-- begin --

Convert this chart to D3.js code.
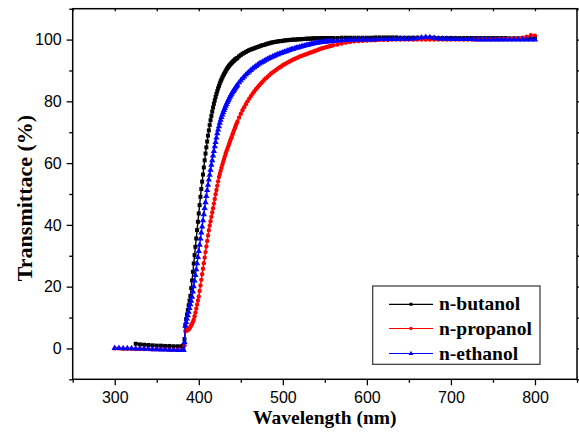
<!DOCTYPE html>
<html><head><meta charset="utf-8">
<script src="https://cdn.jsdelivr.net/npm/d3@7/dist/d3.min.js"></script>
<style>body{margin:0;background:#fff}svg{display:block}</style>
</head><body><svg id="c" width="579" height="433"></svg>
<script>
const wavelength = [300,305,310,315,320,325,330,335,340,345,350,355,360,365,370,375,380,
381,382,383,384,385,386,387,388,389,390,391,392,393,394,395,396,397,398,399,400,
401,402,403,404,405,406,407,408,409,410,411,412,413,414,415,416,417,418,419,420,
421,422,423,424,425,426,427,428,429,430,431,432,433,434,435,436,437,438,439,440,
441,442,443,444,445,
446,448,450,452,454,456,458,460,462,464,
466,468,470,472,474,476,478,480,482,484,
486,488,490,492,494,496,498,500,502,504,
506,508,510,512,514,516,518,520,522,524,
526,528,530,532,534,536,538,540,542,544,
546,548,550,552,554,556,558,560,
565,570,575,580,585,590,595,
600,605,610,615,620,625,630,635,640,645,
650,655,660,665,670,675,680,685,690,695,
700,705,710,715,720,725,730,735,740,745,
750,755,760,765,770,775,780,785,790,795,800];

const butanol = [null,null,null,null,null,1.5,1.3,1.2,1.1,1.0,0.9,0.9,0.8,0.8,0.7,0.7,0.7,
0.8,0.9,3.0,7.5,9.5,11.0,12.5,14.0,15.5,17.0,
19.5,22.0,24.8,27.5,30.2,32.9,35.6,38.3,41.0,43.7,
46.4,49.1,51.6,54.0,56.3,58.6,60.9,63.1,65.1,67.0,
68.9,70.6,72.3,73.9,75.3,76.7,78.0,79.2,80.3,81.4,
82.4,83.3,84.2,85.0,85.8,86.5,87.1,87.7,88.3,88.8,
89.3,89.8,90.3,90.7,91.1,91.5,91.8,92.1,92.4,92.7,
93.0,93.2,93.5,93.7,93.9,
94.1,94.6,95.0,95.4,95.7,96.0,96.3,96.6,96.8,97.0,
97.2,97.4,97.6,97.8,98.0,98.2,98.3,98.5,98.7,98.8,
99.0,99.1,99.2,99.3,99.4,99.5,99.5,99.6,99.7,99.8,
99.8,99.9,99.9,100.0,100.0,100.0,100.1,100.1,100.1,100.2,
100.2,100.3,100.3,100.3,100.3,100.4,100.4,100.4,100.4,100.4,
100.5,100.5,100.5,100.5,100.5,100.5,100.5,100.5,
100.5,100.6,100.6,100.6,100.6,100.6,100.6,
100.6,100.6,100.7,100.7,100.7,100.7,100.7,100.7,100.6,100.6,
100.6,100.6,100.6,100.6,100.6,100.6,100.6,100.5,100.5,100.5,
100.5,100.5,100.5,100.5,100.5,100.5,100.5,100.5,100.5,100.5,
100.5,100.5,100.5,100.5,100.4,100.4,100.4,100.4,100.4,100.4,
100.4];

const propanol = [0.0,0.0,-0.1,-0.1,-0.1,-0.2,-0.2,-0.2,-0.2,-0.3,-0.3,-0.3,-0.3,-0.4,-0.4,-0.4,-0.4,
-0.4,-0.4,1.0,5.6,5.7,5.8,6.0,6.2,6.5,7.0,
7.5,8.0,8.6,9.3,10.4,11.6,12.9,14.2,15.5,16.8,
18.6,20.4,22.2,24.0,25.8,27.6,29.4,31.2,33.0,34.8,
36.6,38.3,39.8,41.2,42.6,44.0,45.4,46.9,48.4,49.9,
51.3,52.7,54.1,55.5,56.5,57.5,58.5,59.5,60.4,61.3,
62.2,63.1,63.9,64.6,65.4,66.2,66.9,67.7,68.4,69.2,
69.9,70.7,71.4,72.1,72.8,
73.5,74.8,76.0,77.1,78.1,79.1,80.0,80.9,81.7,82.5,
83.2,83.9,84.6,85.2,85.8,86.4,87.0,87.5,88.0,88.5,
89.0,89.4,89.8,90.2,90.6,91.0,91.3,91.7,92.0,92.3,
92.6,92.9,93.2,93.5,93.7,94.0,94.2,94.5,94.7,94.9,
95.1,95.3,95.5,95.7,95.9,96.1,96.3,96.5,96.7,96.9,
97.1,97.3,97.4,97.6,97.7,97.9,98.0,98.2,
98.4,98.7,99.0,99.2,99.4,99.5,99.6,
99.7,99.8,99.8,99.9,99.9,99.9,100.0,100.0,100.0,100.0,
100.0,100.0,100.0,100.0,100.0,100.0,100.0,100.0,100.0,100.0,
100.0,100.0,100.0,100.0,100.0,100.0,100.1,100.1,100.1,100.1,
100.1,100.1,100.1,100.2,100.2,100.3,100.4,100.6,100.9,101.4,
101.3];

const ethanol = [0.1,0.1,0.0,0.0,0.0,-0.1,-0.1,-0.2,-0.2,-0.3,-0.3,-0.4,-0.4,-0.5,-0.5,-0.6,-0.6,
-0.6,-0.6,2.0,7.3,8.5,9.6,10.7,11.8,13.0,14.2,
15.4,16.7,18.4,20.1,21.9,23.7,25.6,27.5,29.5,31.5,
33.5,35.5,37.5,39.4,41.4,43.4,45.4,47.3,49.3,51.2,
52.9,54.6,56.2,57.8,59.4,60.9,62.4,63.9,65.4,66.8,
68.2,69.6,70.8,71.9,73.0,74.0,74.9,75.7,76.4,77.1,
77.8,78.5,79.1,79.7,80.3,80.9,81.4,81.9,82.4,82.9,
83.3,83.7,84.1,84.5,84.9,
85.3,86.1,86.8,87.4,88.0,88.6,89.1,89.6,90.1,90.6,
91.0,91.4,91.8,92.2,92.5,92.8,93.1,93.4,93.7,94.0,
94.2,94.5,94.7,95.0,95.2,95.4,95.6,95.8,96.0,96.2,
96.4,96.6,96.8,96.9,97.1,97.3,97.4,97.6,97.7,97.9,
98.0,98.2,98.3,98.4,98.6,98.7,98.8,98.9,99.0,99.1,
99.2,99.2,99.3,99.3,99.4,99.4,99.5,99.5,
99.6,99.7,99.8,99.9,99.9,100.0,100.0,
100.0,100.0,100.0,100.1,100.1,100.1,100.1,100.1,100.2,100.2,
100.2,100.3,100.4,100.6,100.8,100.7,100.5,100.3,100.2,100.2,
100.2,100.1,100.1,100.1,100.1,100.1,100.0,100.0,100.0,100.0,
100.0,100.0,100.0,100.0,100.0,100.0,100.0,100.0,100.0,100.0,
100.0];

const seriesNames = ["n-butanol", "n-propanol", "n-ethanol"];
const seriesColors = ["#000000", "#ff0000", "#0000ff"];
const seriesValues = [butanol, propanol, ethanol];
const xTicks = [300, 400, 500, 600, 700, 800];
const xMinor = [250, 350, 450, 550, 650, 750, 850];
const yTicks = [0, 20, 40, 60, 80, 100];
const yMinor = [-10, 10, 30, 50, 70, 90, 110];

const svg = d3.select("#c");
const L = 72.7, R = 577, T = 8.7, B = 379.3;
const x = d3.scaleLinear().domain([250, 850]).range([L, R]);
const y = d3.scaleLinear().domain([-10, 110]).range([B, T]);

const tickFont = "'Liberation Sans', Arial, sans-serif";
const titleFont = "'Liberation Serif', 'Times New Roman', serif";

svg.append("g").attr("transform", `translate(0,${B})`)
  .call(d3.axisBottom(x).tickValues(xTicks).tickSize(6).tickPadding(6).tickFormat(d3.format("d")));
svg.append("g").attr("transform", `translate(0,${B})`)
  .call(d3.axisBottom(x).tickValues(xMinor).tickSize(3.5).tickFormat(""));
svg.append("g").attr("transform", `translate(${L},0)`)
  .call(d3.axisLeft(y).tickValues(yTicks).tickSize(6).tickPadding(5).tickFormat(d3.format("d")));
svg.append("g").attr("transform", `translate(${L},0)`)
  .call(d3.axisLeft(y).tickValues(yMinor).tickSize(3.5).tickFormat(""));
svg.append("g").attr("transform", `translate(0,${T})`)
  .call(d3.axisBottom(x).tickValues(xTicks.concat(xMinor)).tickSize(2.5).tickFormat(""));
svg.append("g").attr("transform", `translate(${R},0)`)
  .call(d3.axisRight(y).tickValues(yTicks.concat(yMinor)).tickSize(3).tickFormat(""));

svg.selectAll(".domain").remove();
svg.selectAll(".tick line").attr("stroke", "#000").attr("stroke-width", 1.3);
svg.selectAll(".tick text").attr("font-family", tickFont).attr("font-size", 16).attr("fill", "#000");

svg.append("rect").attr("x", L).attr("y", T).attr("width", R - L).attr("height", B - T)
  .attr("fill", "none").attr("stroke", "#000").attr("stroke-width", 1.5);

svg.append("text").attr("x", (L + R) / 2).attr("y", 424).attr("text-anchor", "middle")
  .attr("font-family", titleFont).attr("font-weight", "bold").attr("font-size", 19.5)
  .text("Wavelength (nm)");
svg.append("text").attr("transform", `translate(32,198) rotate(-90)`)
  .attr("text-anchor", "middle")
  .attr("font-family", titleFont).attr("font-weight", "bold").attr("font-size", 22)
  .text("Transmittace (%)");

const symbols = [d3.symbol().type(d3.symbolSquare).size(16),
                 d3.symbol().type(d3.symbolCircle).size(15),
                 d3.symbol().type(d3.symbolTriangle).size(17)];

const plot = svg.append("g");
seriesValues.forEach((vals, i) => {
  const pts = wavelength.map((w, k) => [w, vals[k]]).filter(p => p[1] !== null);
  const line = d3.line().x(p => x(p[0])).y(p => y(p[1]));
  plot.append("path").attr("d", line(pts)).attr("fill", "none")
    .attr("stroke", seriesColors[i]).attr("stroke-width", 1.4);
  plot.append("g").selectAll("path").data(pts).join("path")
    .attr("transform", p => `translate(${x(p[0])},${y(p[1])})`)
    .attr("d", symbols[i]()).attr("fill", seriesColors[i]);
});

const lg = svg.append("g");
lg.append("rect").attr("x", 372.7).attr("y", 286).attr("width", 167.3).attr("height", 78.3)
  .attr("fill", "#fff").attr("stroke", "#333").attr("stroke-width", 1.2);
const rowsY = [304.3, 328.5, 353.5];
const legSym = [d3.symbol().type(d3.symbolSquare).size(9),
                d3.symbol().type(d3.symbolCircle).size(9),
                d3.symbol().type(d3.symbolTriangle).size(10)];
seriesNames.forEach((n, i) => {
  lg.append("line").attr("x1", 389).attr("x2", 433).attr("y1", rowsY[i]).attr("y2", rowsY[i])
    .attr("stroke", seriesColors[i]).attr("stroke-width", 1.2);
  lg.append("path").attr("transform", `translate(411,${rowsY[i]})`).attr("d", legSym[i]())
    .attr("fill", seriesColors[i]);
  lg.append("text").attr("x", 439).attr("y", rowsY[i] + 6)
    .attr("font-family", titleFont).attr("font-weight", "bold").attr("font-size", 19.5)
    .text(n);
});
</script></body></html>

-- end --

GIVEN TASK.
Reproduce only the lines from the beginning of the data through the line that contains "750,755,760,765,770,775,780,785,790,795,800];", both included, and please drop the pictures.

FINISHED EXERCISE.
Convert this chart to D3.js code.
<!DOCTYPE html>
<html><head><meta charset="utf-8">
<script src="https://cdn.jsdelivr.net/npm/d3@7/dist/d3.min.js"></script>
<style>body{margin:0;background:#fff}svg{display:block}</style>
</head><body><svg id="c" width="579" height="433"></svg>
<script>
const wavelength = [300,305,310,315,320,325,330,335,340,345,350,355,360,365,370,375,380,
381,382,383,384,385,386,387,388,389,390,391,392,393,394,395,396,397,398,399,400,
401,402,403,404,405,406,407,408,409,410,411,412,413,414,415,416,417,418,419,420,
421,422,423,424,425,426,427,428,429,430,431,432,433,434,435,436,437,438,439,440,
441,442,443,444,445,
446,448,450,452,454,456,458,460,462,464,
466,468,470,472,474,476,478,480,482,484,
486,488,490,492,494,496,498,500,502,504,
506,508,510,512,514,516,518,520,522,524,
526,528,530,532,534,536,538,540,542,544,
546,548,550,552,554,556,558,560,
565,570,575,580,585,590,595,
600,605,610,615,620,625,630,635,640,645,
650,655,660,665,670,675,680,685,690,695,
700,705,710,715,720,725,730,735,740,745,
750,755,760,765,770,775,780,785,790,795,800];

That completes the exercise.